━━ Material to process ━━

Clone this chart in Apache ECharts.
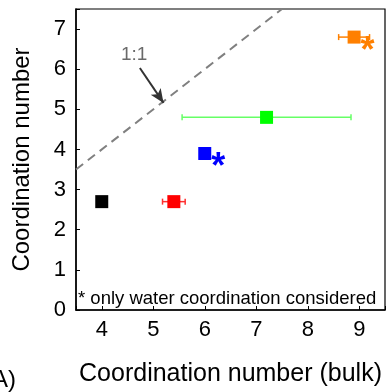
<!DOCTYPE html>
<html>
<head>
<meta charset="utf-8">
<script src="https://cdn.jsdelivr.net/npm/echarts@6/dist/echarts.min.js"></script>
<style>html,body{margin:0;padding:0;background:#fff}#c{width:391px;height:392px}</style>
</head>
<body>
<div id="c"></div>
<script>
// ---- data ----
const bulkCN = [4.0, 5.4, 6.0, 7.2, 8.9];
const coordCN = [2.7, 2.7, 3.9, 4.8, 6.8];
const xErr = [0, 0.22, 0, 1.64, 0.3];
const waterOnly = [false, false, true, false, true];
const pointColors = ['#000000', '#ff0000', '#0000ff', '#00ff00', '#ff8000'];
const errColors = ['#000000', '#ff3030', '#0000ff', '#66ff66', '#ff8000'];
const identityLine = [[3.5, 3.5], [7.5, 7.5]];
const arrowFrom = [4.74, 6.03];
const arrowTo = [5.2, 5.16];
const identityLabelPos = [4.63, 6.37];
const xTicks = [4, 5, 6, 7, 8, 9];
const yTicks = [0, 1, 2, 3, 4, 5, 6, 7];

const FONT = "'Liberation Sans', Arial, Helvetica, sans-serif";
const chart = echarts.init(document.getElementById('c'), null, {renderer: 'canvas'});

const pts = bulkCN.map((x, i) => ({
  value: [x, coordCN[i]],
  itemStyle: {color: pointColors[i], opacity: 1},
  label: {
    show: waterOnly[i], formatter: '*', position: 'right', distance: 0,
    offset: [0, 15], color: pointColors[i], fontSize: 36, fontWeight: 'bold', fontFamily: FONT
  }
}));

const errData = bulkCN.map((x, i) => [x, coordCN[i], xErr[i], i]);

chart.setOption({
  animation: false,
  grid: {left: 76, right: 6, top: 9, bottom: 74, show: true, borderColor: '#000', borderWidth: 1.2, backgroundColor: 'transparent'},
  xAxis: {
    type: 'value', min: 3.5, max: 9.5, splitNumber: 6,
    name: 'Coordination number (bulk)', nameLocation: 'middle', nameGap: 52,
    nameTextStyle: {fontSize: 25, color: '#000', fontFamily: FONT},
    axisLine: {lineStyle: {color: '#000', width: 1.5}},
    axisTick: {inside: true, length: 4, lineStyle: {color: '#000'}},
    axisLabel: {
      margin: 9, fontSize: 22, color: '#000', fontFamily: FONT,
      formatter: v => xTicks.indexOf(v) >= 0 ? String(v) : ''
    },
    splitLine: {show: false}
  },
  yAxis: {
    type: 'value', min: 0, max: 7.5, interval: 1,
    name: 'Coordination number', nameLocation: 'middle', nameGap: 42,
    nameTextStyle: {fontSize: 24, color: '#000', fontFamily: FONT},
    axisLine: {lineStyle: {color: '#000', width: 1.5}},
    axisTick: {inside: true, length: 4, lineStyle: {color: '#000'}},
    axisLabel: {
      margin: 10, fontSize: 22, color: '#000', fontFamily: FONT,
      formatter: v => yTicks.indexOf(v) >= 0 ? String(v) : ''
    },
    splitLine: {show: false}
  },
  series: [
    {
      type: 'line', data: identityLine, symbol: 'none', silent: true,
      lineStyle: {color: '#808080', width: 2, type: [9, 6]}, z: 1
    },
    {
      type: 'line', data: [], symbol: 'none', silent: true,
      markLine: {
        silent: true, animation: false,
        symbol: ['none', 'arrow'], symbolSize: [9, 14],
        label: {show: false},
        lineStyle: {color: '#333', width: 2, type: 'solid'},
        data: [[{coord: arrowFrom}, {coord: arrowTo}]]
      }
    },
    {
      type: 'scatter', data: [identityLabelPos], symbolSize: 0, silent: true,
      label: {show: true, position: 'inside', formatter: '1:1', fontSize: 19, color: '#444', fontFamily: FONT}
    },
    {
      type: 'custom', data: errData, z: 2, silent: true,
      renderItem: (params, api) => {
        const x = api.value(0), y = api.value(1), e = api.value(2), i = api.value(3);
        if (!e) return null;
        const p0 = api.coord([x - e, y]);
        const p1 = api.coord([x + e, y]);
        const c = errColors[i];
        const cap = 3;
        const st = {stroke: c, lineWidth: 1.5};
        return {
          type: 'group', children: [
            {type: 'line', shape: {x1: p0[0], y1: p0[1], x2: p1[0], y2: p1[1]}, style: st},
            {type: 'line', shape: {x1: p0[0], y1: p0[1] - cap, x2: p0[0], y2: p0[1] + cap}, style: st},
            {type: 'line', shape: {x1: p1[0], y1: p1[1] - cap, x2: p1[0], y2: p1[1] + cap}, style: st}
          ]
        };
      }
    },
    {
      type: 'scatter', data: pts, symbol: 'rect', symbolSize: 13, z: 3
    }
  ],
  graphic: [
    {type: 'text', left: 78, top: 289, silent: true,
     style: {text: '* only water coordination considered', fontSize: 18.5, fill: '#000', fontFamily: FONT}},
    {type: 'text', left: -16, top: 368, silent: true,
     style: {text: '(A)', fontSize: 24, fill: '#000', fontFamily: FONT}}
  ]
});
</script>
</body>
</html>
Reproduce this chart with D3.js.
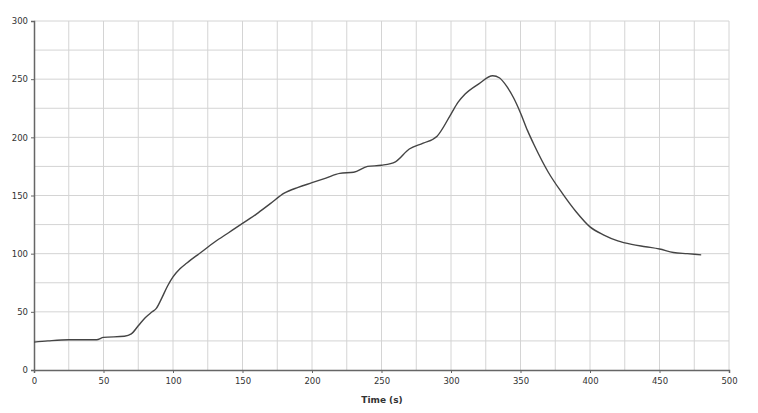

━━━

- Directive
Images should not appear in the copy; retype the listing above exactly.

- Exercise result
Clone this chart in Apache ECharts.
<!DOCTYPE html>
<html>
<head>
<meta charset="utf-8">
<script src="https://cdn.jsdelivr.net/npm/echarts@6/dist/echarts.min.js"></script>
<style>html,body{margin:0;padding:0;background:#fff}#c{width:391px;height:392px}</style>
</head>
<body>
<div id="c"></div>
<script>
// ---- data ----
const bulkCN = [4.0, 5.4, 6.0, 7.2, 8.9];
const coordCN = [2.7, 2.7, 3.9, 4.8, 6.8];
const xErr = [0, 0.22, 0, 1.64, 0.3];
const waterOnly = [false, false, true, false, true];
const pointColors = ['#000000', '#ff0000', '#0000ff', '#00ff00', '#ff8000'];
const errColors = ['#000000', '#ff3030', '#0000ff', '#66ff66', '#ff8000'];
const identityLine = [[3.5, 3.5], [7.5, 7.5]];
const arrowFrom = [4.74, 6.03];
const arrowTo = [5.2, 5.16];
const identityLabelPos = [4.63, 6.37];
const xTicks = [4, 5, 6, 7, 8, 9];
const yTicks = [0, 1, 2, 3, 4, 5, 6, 7];

const FONT = "'Liberation Sans', Arial, Helvetica, sans-serif";
const chart = echarts.init(document.getElementById('c'), null, {renderer: 'canvas'});

const pts = bulkCN.map((x, i) => ({
  value: [x, coordCN[i]],
  itemStyle: {color: pointColors[i], opacity: 1},
  label: {
    show: waterOnly[i], formatter: '*', position: 'right', distance: 0,
    offset: [0, 15], color: pointColors[i], fontSize: 36, fontWeight: 'bold', fontFamily: FONT
  }
}));

const errData = bulkCN.map((x, i) => [x, coordCN[i], xErr[i], i]);

chart.setOption({
  animation: false,
  grid: {left: 76, right: 6, top: 9, bottom: 74, show: true, borderColor: '#000', borderWidth: 1.2, backgroundColor: 'transparent'},
  xAxis: {
    type: 'value', min: 3.5, max: 9.5, splitNumber: 6,
    name: 'Coordination number (bulk)', nameLocation: 'middle', nameGap: 52,
    nameTextStyle: {fontSize: 25, color: '#000', fontFamily: FONT},
    axisLine: {lineStyle: {color: '#000', width: 1.5}},
    axisTick: {inside: true, length: 4, lineStyle: {color: '#000'}},
    axisLabel: {
      margin: 9, fontSize: 22, color: '#000', fontFamily: FONT,
      formatter: v => xTicks.indexOf(v) >= 0 ? String(v) : ''
    },
    splitLine: {show: false}
  },
  yAxis: {
    type: 'value', min: 0, max: 7.5, interval: 1,
    name: 'Coordination number', nameLocation: 'middle', nameGap: 42,
    nameTextStyle: {fontSize: 24, color: '#000', fontFamily: FONT},
    axisLine: {lineStyle: {color: '#000', width: 1.5}},
    axisTick: {inside: true, length: 4, lineStyle: {color: '#000'}},
    axisLabel: {
      margin: 10, fontSize: 22, color: '#000', fontFamily: FONT,
      formatter: v => yTicks.indexOf(v) >= 0 ? String(v) : ''
    },
    splitLine: {show: false}
  },
  series: [
    {
      type: 'line', data: identityLine, symbol: 'none', silent: true,
      lineStyle: {color: '#808080', width: 2, type: [9, 6]}, z: 1
    },
    {
      type: 'line', data: [], symbol: 'none', silent: true,
      markLine: {
        silent: true, animation: false,
        symbol: ['none', 'arrow'], symbolSize: [9, 14],
        label: {show: false},
        lineStyle: {color: '#333', width: 2, type: 'solid'},
        data: [[{coord: arrowFrom}, {coord: arrowTo}]]
      }
    },
    {
      type: 'scatter', data: [identityLabelPos], symbolSize: 0, silent: true,
      label: {show: true, position: 'inside', formatter: '1:1', fontSize: 19, color: '#444', fontFamily: FONT}
    },
    {
      type: 'custom', data: errData, z: 2, silent: true,
      renderItem: (params, api) => {
        const x = api.value(0), y = api.value(1), e = api.value(2), i = api.value(3);
        if (!e) return null;
        const p0 = api.coord([x - e, y]);
        const p1 = api.coord([x + e, y]);
        const c = errColors[i];
        const cap = 3;
        const st = {stroke: c, lineWidth: 1.5};
        return {
          type: 'group', children: [
            {type: 'line', shape: {x1: p0[0], y1: p0[1], x2: p1[0], y2: p1[1]}, style: st},
            {type: 'line', shape: {x1: p0[0], y1: p0[1] - cap, x2: p0[0], y2: p0[1] + cap}, style: st},
            {type: 'line', shape: {x1: p1[0], y1: p1[1] - cap, x2: p1[0], y2: p1[1] + cap}, style: st}
          ]
        };
      }
    },
    {
      type: 'scatter', data: pts, symbol: 'rect', symbolSize: 13, z: 3
    }
  ],
  graphic: [
    {type: 'text', left: 78, top: 289, silent: true,
     style: {text: '* only water coordination considered', fontSize: 18.5, fill: '#000', fontFamily: FONT}},
    {type: 'text', left: -16, top: 368, silent: true,
     style: {text: '(A)', fontSize: 24, fill: '#000', fontFamily: FONT}}
  ]
});
</script>
</body>
</html>
Reproduce this chart with D3.js.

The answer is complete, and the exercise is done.